What you are asked to do: Each line containing the word "with" must be reported.

Stored data:
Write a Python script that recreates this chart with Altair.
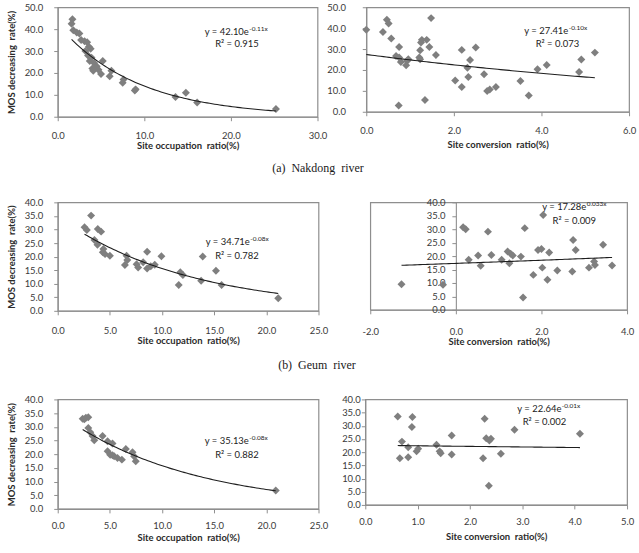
import altair as alt
import pandas as pd

# ---------------------------------------------------------------- data
# Nakdong river: site occupation ratio vs MOS decreasing rate
nak_occ_x = [1.7, 1.6, 1.8, 2.2, 2.5, 2.7, 3.1, 3.4, 3.6, 3.8, 3.2, 3.5, 3.9, 3.7, 4.2, 4.5,
             4.0, 4.1, 5.2, 5.0, 4.7, 6.2, 6.0, 7.6, 7.5, 9.0, 8.9, 13.6, 14.8, 16.1, 25.2]
nak_occ_y = [44.5, 42.5, 39.5, 38.5, 38.0, 35.0, 34.5, 34.0, 32.0, 31.0, 30.0, 28.0, 27.0, 25.5,
             24.5, 23.0, 22.0, 21.0, 25.5, 19.5, 21.5, 21.0, 18.5, 17.0, 15.5, 12.5, 12.0, 9.0,
             11.0, 6.5, 3.5]
nak_occ_fit = ("42.10", "-0.11", "0.915")

# Nakdong river: site conversion ratio vs MOS decreasing rate
nak_conv_x = [0.0, 0.38, 0.47, 0.51, 0.57, 0.75, 0.68, 0.75, 0.79, 0.93, 0.91, 0.96, 0.74, 1.23,
              1.25, 1.27, 1.21, 1.23, 1.38, 1.44, 1.48, 1.59, 1.34, 2.03, 2.18, 2.18, 2.50, 2.37,
              2.31, 2.33, 2.69, 2.76, 2.82, 2.96, 3.52, 3.71, 3.91, 4.12, 4.86, 4.91, 5.22]
nak_conv_y = [39.2, 38.2, 44.0, 42.2, 35.0, 31.0, 26.7, 26.0, 23.8, 24.3, 22.2, 25.1, 3.0, 29.4,
              33.1, 34.4, 26.0, 25.1, 34.4, 31.0, 44.8, 27.2, 5.6, 15.0, 29.6, 11.8, 30.7, 24.8,
              21.1, 16.6, 17.9, 9.9, 10.7, 11.8, 14.7, 7.8, 20.3, 22.4, 19.0, 25.0, 28.3]
nak_conv_fit = ("27.41", "-0.10", "0.073")

# Geum river: site occupation ratio vs MOS decreasing rate
geum_occ_x = [2.57, 2.79, 3.2, 3.84, 4.16, 3.52, 3.81, 4.38, 4.54, 4.32, 5.0, 6.44, 6.6, 6.67,
              7.56, 7.71, 8.19, 8.57, 8.57, 8.92, 9.3, 9.94, 11.6, 11.75, 12.0, 13.75, 13.9,
              15.17, 15.71, 21.14]
geum_occ_y = [30.8, 29.8, 35.1, 30.2, 29.2, 26.1, 24.4, 22.8, 20.9, 21.6, 20.3, 16.9, 20.3, 18.7,
              17.2, 16.0, 17.9, 21.8, 15.6, 16.4, 17.0, 20.1, 9.5, 14.2, 13.2, 11.1, 20.0, 14.8,
              9.5, 4.6]
geum_occ_fit = ("34.71", "-0.08", "0.782")

# Geum river: site conversion ratio vs MOS decreasing rate
geum_conv_x = [-1.27, -0.30, 0.17, 0.23, 0.30, 0.52, 0.58, 0.75, 0.83, 1.07, 1.21, 1.28, 1.33,
               1.25, 1.52, 1.61, 1.57, 1.81, 1.92, 2.0, 2.04, 2.02, 2.18, 2.14, 2.37, 2.74, 2.8,
               2.72, 3.11, 3.23, 3.25, 3.44, 3.65]
geum_conv_y = [9.5, 9.3, 30.7, 30.0, 18.6, 20.2, 16.4, 29.1, 20.4, 18.6, 21.7, 20.9, 20.2, 17.3,
               19.8, 30.4, 4.6, 13.0, 22.3, 22.6, 35.3, 15.7, 21.3, 11.2, 14.6, 26.0, 22.3, 14.3,
               15.7, 18.0, 16.7, 24.2, 16.5]
geum_conv_fit = ("17.28", "0.033", "0.009")

# Third river: site occupation ratio vs MOS decreasing rate
third_occ_x = [2.39, 2.7, 2.93, 2.55, 2.93, 3.12, 3.34, 3.5, 4.3, 4.78, 5.25, 4.78, 5.03, 5.41,
               5.73, 6.15, 6.53, 7.17, 7.32, 7.48, 5.25, 20.9]
third_occ_y = [32.9, 33.3, 33.5, 32.7, 29.6, 28.0, 26.6, 25.1, 26.6, 24.7, 23.9, 21.1, 19.8, 19.2,
               18.6, 18.0, 21.9, 20.7, 19.2, 17.4, 19.6, 6.7]
third_occ_fit = ("35.13", "-0.08", "0.882")

# Third river: site conversion ratio vs MOS decreasing rate
third_conv_x = [0.62, 0.70, 0.66, 0.82, 0.82, 0.90, 0.89, 0.98, 1.01, 1.36, 1.42, 1.44, 1.65,
                1.65, 2.25, 2.28, 2.31, 2.37, 2.40, 2.36, 2.59, 2.85, 4.10]
third_conv_y = [33.5, 24.0, 17.7, 21.9, 18.1, 33.3, 29.5, 20.3, 21.3, 22.8, 20.3, 19.6, 26.3,
                19.1, 17.7, 32.7, 25.3, 24.4, 25.1, 7.3, 19.4, 28.5, 27.0]
third_conv_fit = ("22.64", "-0.01", "0.002")

OCC_TITLE = "Site occupation\u00a0 ratio(%)"
CONV_TITLE = "Site conversion\u00a0 ratio(%)"
Y_TITLE = "MOS decreasing\u00a0 rate(%)"

FONT = "Lato"
POINT_COLOR = "#7f7f7f"
LINE_COLOR = "#1e1e1e"
TEXT_COLOR = "#222222"

# one-decimal tick labels with a plain hyphen for negative values
LABEL_EXPR = ("datum.value < 0 ? '-' + format(-datum.value, '.1f') "
              ": format(datum.value, '.1f')")


def ticks(lo, hi, step):
    n = int(round((hi - lo) / step))
    return [round(lo + i * step, 6) for i in range(n + 1)]


def panel(xs, ys, fit, xdom, xstep, ydom, ystep, xtitle, ytitle, width, height,
          eq_pos, r2_pos, x_label_pad, x_title_pad, y_label_pad, y_offset=0):
    a_txt, b_txt, r2_txt = fit
    a, b = float(a_txt), float(b_txt)
    df = pd.DataFrame({"x": xs, "y": ys})

    xscale = alt.Scale(domain=xdom, nice=False, zero=False)
    yscale = alt.Scale(domain=ydom, nice=False, zero=False)
    xaxis = alt.Axis(values=ticks(xdom[0], xdom[1], xstep), labelExpr=LABEL_EXPR, title=xtitle,
                     labelPadding=x_label_pad, titlePadding=x_title_pad, labelFlush=False,
                     labelOverlap=False, tickSize=4, grid=False)
    yaxis_kw = dict(values=ticks(ydom[0], ydom[1], ystep), labelExpr=LABEL_EXPR,
                    labelPadding=y_label_pad, labelOverlap=False, tickSize=4, grid=False,
                    titlePadding=8, offset=y_offset)
    if ytitle:
        yaxis = alt.Axis(title=ytitle, **yaxis_kw)
    else:
        yaxis = alt.Axis(title=None, **yaxis_kw)

    xenc = alt.X("x:Q", scale=xscale, axis=xaxis)
    yenc = alt.Y("y:Q", scale=yscale, axis=yaxis)

    points = alt.Chart(df).mark_point(
        shape="diamond", filled=True, size=64, color=POINT_COLOR, opacity=1
    ).encode(x=xenc, y=yenc)

    # exponential trend line  y = a * e^(b x)  over the range of the data
    x0, x1 = min(xs), max(xs)
    step = (x1 - x0) / 80
    trend = alt.Chart(alt.sequence(x0, x1 + step / 2, step, as_="x")).transform_calculate(
        y=f"{a} * exp({b} * datum.x)"
    ).mark_line(color=LINE_COLOR, strokeWidth=1.1).encode(x=xenc, y=yenc)

    jx, jy = eq_pos
    eq_base = alt.Chart(pd.DataFrame({"t": [f"y = {a_txt}e"]})).mark_text(
        align="right", baseline="middle", font=FONT, fontSize=9.5, color=TEXT_COLOR
    ).encode(x=alt.value(jx), y=alt.value(jy), text="t:N")
    eq_sup = alt.Chart(pd.DataFrame({"t": [f"{b_txt}x"]})).mark_text(
        align="left", baseline="middle", font=FONT, fontSize=6.5, color=TEXT_COLOR
    ).encode(x=alt.value(jx + 0.5), y=alt.value(jy - 3.5), text="t:N")
    r2 = alt.Chart(pd.DataFrame({"t": [f"R\u00b2 = {r2_txt}"]})).mark_text(
        align="center", baseline="middle", font=FONT, fontSize=9.5, color=TEXT_COLOR
    ).encode(x=alt.value(r2_pos[0]), y=alt.value(r2_pos[1]), text="t:N")

    return alt.layer(points, trend, eq_base, eq_sup, r2).properties(width=width, height=height)


p1 = panel(nak_occ_x, nak_occ_y, nak_occ_fit, [0, 30], 10, [0, 50], 10, OCC_TITLE, Y_TITLE,
           261, 110, (192, 25), (180, 37), 9.5, 1, 11)
p2 = panel(nak_conv_x, nak_conv_y, nak_conv_fit, [0, 6], 2, [0, 50], 10, CONV_TITLE, None,
           264, 105, (203, 24), (192, 37), 9.5, 5, 17)
p3 = panel(geum_occ_x, geum_occ_y, geum_occ_fit, [0, 25], 5, [0, 40], 5, OCC_TITLE, Y_TITLE,
           262, 109, (193, 40), (180, 54), 11, 0, 11)
p4 = panel(geum_conv_x, geum_conv_y, geum_conv_fit, [-2, 4], 2, [0, 40], 5, CONV_TITLE, None,
           258, 108, (217, 5), (205, 19), 13, 0, 7, y_offset=-86)
p5 = panel(third_occ_x, third_occ_y, third_occ_fit, [0, 25], 5, [0, 40], 5, OCC_TITLE, Y_TITLE,
           262, 110, (192, 42), (180, 56), 7.5, 3, 11)
p6 = panel(third_conv_x, third_conv_y, third_conv_fit, [0, 5], 1, [0, 40], 5, CONV_TITLE, None,
           263, 106, (197, 10), (180, 23), 7.5, 6, 1)


def caption(text, offset):
    return alt.TitleParams(text, orient="bottom", anchor="middle", font="Liberation Serif",
                           fontSize=12, fontWeight="normal", color="#1a1a1a",
                           offset=offset, dx=-3)


row1 = alt.hconcat(p1, p2, spacing=49, bounds="flush").properties(
    title=caption("(a)\u00a0 Nakdong\u00a0 river", 12))
row2 = alt.hconcat(p3, p4, spacing=52, bounds="flush").properties(
    title=caption("(b)\u00a0 Geum\u00a0 river", 14))
row3 = alt.hconcat(p5, p6, spacing=47, bounds="flush")

chart = alt.vconcat(
    row1, row2, row3, spacing=22,
    padding={"left": 5, "top": 0, "right": 2, "bottom": 2},
).configure(
    font=FONT, background="white"
).configure_view(
    stroke="#8e8e8e", strokeWidth=1.2
).configure_axis(
    domainColor="#8e8e8e", domainWidth=1.1, tickColor="#8e8e8e", tickWidth=1,
    labelFont=FONT, labelFontSize=9.5, labelColor="#3a3a3a",
    titleFont=FONT, titleFontSize=9.5, titleFontWeight="bold", titleColor="#2a2a2a",
)

chart.save("out.html", embed_options={"renderer": "svg", "actions": False})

Task answer:
Write a Python script that recreates this chart with Altair.
# one-decimal tick labels with a plain hyphen for negative values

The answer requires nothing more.